Data section -
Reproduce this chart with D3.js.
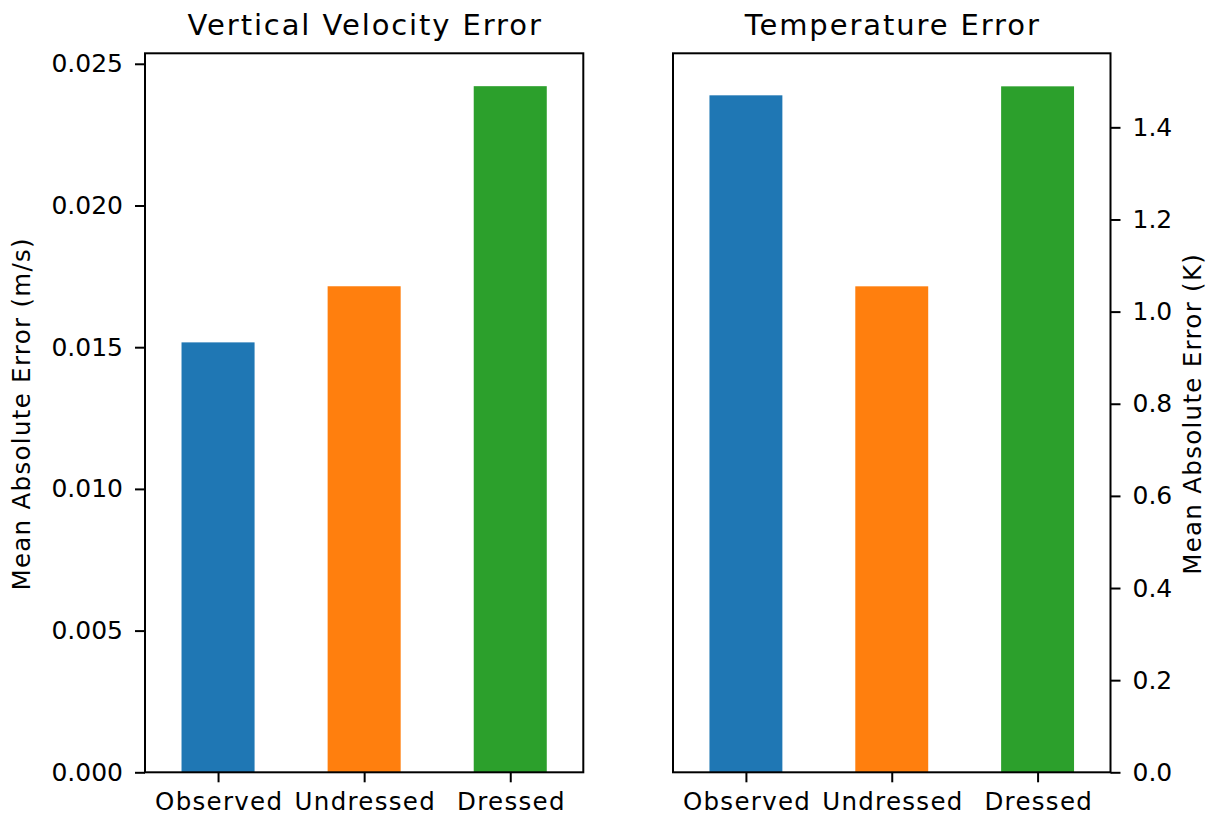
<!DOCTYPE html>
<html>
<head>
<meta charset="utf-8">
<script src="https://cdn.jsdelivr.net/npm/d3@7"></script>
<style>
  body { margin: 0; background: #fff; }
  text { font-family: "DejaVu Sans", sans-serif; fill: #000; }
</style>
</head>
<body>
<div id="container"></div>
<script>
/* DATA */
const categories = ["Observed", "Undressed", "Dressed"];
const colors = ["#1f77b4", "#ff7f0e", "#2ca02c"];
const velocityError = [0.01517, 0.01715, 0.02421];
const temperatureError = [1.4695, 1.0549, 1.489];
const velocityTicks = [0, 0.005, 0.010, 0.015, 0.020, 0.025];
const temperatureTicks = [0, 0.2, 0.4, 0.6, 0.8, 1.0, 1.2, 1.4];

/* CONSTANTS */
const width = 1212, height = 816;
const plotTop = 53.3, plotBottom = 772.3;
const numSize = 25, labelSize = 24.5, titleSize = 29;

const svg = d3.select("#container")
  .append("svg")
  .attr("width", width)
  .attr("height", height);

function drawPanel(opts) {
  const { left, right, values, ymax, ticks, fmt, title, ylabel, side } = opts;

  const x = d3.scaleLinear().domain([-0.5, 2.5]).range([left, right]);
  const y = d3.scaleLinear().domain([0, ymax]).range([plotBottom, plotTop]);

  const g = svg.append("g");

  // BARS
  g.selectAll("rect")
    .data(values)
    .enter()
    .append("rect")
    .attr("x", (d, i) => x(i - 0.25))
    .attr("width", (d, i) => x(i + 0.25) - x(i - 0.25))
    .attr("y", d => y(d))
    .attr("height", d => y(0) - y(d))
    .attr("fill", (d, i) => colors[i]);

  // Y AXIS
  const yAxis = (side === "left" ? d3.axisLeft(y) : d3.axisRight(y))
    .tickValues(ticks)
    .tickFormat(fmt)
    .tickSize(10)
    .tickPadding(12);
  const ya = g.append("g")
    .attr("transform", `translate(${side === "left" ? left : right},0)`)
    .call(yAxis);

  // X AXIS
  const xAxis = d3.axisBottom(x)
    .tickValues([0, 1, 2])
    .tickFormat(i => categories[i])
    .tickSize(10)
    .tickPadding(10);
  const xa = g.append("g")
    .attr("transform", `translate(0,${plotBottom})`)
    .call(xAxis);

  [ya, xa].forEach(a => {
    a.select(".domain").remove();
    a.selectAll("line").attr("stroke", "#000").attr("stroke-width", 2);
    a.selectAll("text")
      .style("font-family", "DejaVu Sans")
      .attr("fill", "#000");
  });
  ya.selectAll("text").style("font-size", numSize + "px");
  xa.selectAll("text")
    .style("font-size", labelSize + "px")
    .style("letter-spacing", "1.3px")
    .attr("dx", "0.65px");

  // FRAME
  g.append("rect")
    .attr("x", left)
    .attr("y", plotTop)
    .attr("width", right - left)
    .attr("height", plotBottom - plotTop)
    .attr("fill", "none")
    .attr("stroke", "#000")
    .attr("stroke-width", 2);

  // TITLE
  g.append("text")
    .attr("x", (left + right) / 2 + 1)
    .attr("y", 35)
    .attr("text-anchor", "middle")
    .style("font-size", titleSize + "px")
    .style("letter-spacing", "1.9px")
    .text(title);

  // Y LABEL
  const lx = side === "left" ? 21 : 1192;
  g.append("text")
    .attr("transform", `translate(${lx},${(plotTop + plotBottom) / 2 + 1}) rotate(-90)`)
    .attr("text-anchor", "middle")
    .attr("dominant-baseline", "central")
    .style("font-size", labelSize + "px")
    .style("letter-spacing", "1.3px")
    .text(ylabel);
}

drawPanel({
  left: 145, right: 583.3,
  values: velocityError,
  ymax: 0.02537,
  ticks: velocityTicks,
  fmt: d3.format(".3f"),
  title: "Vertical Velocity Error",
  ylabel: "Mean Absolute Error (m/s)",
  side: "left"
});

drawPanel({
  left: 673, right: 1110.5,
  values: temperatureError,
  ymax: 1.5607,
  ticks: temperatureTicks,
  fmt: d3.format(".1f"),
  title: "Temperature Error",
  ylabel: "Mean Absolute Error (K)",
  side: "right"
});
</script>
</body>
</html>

What you are asked to do -
Without the pictures, transcribe the listing above exactly.

The completed task -
Reproduce this chart with D3.js.
<!DOCTYPE html>
<html>
<head>
<meta charset="utf-8">
<script src="https://cdn.jsdelivr.net/npm/d3@7"></script>
<style>
  body { margin: 0; background: #fff; }
  text { font-family: "DejaVu Sans", sans-serif; fill: #000; }
</style>
</head>
<body>
<div id="container"></div>
<script>
/* DATA */
const categories = ["Observed", "Undressed", "Dressed"];
const colors = ["#1f77b4", "#ff7f0e", "#2ca02c"];
const velocityError = [0.01517, 0.01715, 0.02421];
const temperatureError = [1.4695, 1.0549, 1.489];
const velocityTicks = [0, 0.005, 0.010, 0.015, 0.020, 0.025];
const temperatureTicks = [0, 0.2, 0.4, 0.6, 0.8, 1.0, 1.2, 1.4];

/* CONSTANTS */
const width = 1212, height = 816;
const plotTop = 53.3, plotBottom = 772.3;
const numSize = 25, labelSize = 24.5, titleSize = 29;

const svg = d3.select("#container")
  .append("svg")
  .attr("width", width)
  .attr("height", height);

function drawPanel(opts) {
  const { left, right, values, ymax, ticks, fmt, title, ylabel, side } = opts;

  const x = d3.scaleLinear().domain([-0.5, 2.5]).range([left, right]);
  const y = d3.scaleLinear().domain([0, ymax]).range([plotBottom, plotTop]);

  const g = svg.append("g");

  // BARS
  g.selectAll("rect")
    .data(values)
    .enter()
    .append("rect")
    .attr("x", (d, i) => x(i - 0.25))
    .attr("width", (d, i) => x(i + 0.25) - x(i - 0.25))
    .attr("y", d => y(d))
    .attr("height", d => y(0) - y(d))
    .attr("fill", (d, i) => colors[i]);

  // Y AXIS
  const yAxis = (side === "left" ? d3.axisLeft(y) : d3.axisRight(y))
    .tickValues(ticks)
    .tickFormat(fmt)
    .tickSize(10)
    .tickPadding(12);
  const ya = g.append("g")
    .attr("transform", `translate(${side === "left" ? left : right},0)`)
    .call(yAxis);

  // X AXIS
  const xAxis = d3.axisBottom(x)
    .tickValues([0, 1, 2])
    .tickFormat(i => categories[i])
    .tickSize(10)
    .tickPadding(10);
  const xa = g.append("g")
    .attr("transform", `translate(0,${plotBottom})`)
    .call(xAxis);

  [ya, xa].forEach(a => {
    a.select(".domain").remove();
    a.selectAll("line").attr("stroke", "#000").attr("stroke-width", 2);
    a.selectAll("text")
      .style("font-family", "DejaVu Sans")
      .attr("fill", "#000");
  });
  ya.selectAll("text").style("font-size", numSize + "px");
  xa.selectAll("text")
    .style("font-size", labelSize + "px")
    .style("letter-spacing", "1.3px")
    .attr("dx", "0.65px");

  // FRAME
  g.append("rect")
    .attr("x", left)
    .attr("y", plotTop)
    .attr("width", right - left)
    .attr("height", plotBottom - plotTop)
    .attr("fill", "none")
    .attr("stroke", "#000")
    .attr("stroke-width", 2);

  // TITLE
  g.append("text")
    .attr("x", (left + right) / 2 + 1)
    .attr("y", 35)
    .attr("text-anchor", "middle")
    .style("font-size", titleSize + "px")
    .style("letter-spacing", "1.9px")
    .text(title);

  // Y LABEL
  const lx = side === "left" ? 21 : 1192;
  g.append("text")
    .attr("transform", `translate(${lx},${(plotTop + plotBottom) / 2 + 1}) rotate(-90)`)
    .attr("text-anchor", "middle")
    .attr("dominant-baseline", "central")
    .style("font-size", labelSize + "px")
    .style("letter-spacing", "1.3px")
    .text(ylabel);
}

drawPanel({
  left: 145, right: 583.3,
  values: velocityError,
  ymax: 0.02537,
  ticks: velocityTicks,
  fmt: d3.format(".3f"),
  title: "Vertical Velocity Error",
  ylabel: "Mean Absolute Error (m/s)",
  side: "left"
});

drawPanel({
  left: 673, right: 1110.5,
  values: temperatureError,
  ymax: 1.5607,
  ticks: temperatureTicks,
  fmt: d3.format(".1f"),
  title: "Temperature Error",
  ylabel: "Mean Absolute Error (K)",
  side: "right"
});
</script>
</body>
</html>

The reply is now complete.